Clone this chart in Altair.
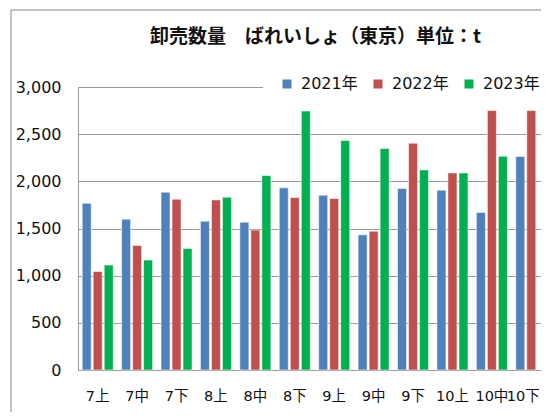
import altair as alt
import pandas as pd

categories = ["7上", "7中", "7下", "8上", "8中", "8下", "9上", "9中", "9下", "10上", "10中", "10下"]
years = ["2021年", "2022年", "2023年"]
v2021 = [1768, 1599, 1885, 1578, 1567, 1931, 1853, 1433, 1924, 1906, 1670, 2263]
v2022 = [1045, 1321, 1811, 1803, 1483, 1829, 1818, 1472, 2404, 2089, 2750, 2750]
v2023 = [1112, 1165, 1289, 1832, 2062, 2745, 2432, 2348, 2121, 2089, 2266, None]
colors = ["#4F81BD", "#C0504D", "#00B050"]
y_ticks = [0, 500, 1000, 1500, 2000, 2500, 3000]

rows = []
for year, vals in zip(years, [v2021, v2022, v2023]):
    for c, v in zip(categories, vals):
        if v is not None:
            rows.append({"cat": c, "year": year, "value": v})
df = pd.DataFrame(rows)

FONT = "DejaVu Sans, Noto Sans CJK JP"

bars = alt.Chart(df).mark_bar(stroke="white", strokeWidth=0.8, strokeOpacity=0.7).encode(
    x=alt.X("cat:N", sort=categories, title=None,
            scale=alt.Scale(paddingInner=0, paddingOuter=0, range=[0, 473]),
            axis=alt.Axis(labelAngle=0, ticks=False, domainColor="#999999", labelPadding=19,
                          labelOffset={"condition": {"test": "datum.value === '10下'", "value": -8}, "value": 0},
                          labelFont=FONT, labelFontSize=14.5, labelColor="#111111", grid=False)),
    xOffset=alt.XOffset("year:N", sort=years,
                        scale=alt.Scale(paddingInner=0.18, paddingOuter=0.38)),
    y=alt.Y("value:Q", title=None,
            scale=alt.Scale(domain=[0, 3000], nice=False),
            axis=alt.Axis(values=y_ticks, format=",.0f", ticks=False, labelPadding=17,
                          domainColor="#999999", gridColor="#999999",
                          labelFont=FONT, labelFontSize=16, labelColor="#111111")),
    color=alt.Color("year:N", sort=years, scale=alt.Scale(domain=years, range=colors),
                    legend=alt.Legend(orient="none", direction="horizontal", legendX=185, legendY=-13,
                                      title="\u00a0", titleOrient="left", titleFontSize=1, titlePadding=14,
                                      symbolType="square", symbolSize=81, symbolStrokeWidth=0,
                                      labelFont=FONT, labelFontSize=16, labelColor="#111111",
                                      labelOffset=6, columnPadding=12, padding=2,
                                      fillColor="white")),
)

frame = alt.Chart(pd.DataFrame({"a": [0]})).mark_rect(fillOpacity=0, stroke="#888888", strokeWidth=1).encode(
    x=alt.value(-67), x2=alt.value(520), y=alt.value(-77), y2=alt.value(420)
)

chart = alt.layer(frame, bars).properties(
    width=463, height=283,
    autosize=alt.AutoSizeParams(type="none"),
    padding={"left": 70, "top": 79, "right": 0, "bottom": 42},
    title=alt.TitleParams("卸売数量　ばれいしょ（東京）単位：t", anchor="start", frame="group", dx=72,
                          offset=-37, font="Noto Sans CJK JP", fontSize=19, fontWeight="bold", color="#111111"),
).configure_view(stroke=None)

chart.save("out.html", embed_options={"renderer": "svg", "actions": False})
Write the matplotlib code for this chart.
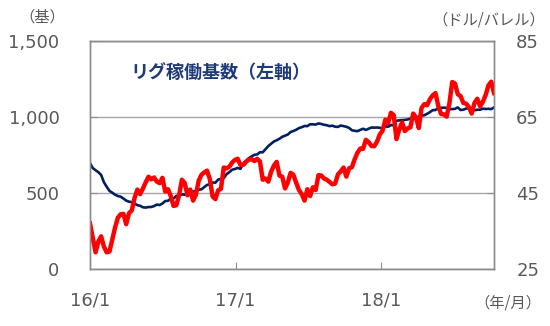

EXERCISE BRIEF: Output an exact copy of the material, with the pictures removed.

TASK SOLUTION:
Clone this chart in Altair.
import altair as alt
import pandas as pd

categories = ["7上", "7中", "7下", "8上", "8中", "8下", "9上", "9中", "9下", "10上", "10中", "10下"]
years = ["2021年", "2022年", "2023年"]
v2021 = [1768, 1599, 1885, 1578, 1567, 1931, 1853, 1433, 1924, 1906, 1670, 2263]
v2022 = [1045, 1321, 1811, 1803, 1483, 1829, 1818, 1472, 2404, 2089, 2750, 2750]
v2023 = [1112, 1165, 1289, 1832, 2062, 2745, 2432, 2348, 2121, 2089, 2266, None]
colors = ["#4F81BD", "#C0504D", "#00B050"]
y_ticks = [0, 500, 1000, 1500, 2000, 2500, 3000]

rows = []
for year, vals in zip(years, [v2021, v2022, v2023]):
    for c, v in zip(categories, vals):
        if v is not None:
            rows.append({"cat": c, "year": year, "value": v})
df = pd.DataFrame(rows)

FONT = "DejaVu Sans, Noto Sans CJK JP"

bars = alt.Chart(df).mark_bar(stroke="white", strokeWidth=0.8, strokeOpacity=0.7).encode(
    x=alt.X("cat:N", sort=categories, title=None,
            scale=alt.Scale(paddingInner=0, paddingOuter=0, range=[0, 473]),
            axis=alt.Axis(labelAngle=0, ticks=False, domainColor="#999999", labelPadding=19,
                          labelOffset={"condition": {"test": "datum.value === '10下'", "value": -8}, "value": 0},
                          labelFont=FONT, labelFontSize=14.5, labelColor="#111111", grid=False)),
    xOffset=alt.XOffset("year:N", sort=years,
                        scale=alt.Scale(paddingInner=0.18, paddingOuter=0.38)),
    y=alt.Y("value:Q", title=None,
            scale=alt.Scale(domain=[0, 3000], nice=False),
            axis=alt.Axis(values=y_ticks, format=",.0f", ticks=False, labelPadding=17,
                          domainColor="#999999", gridColor="#999999",
                          labelFont=FONT, labelFontSize=16, labelColor="#111111")),
    color=alt.Color("year:N", sort=years, scale=alt.Scale(domain=years, range=colors),
                    legend=alt.Legend(orient="none", direction="horizontal", legendX=185, legendY=-13,
                                      title="\u00a0", titleOrient="left", titleFontSize=1, titlePadding=14,
                                      symbolType="square", symbolSize=81, symbolStrokeWidth=0,
                                      labelFont=FONT, labelFontSize=16, labelColor="#111111",
                                      labelOffset=6, columnPadding=12, padding=2,
                                      fillColor="white")),
)

frame = alt.Chart(pd.DataFrame({"a": [0]})).mark_rect(fillOpacity=0, stroke="#888888", strokeWidth=1).encode(
    x=alt.value(-67), x2=alt.value(520), y=alt.value(-77), y2=alt.value(420)
)

chart = alt.layer(frame, bars).properties(
    width=463, height=283,
    autosize=alt.AutoSizeParams(type="none"),
    padding={"left": 70, "top": 79, "right": 0, "bottom": 42},
    title=alt.TitleParams("卸売数量　ばれいしょ（東京）単位：t", anchor="start", frame="group", dx=72,
                          offset=-37, font="Noto Sans CJK JP", fontSize=19, fontWeight="bold", color="#111111"),
).configure_view(stroke=None)

chart.save("out.html", embed_options={"renderer": "svg", "actions": False})
Write the matplotlib code for this chart.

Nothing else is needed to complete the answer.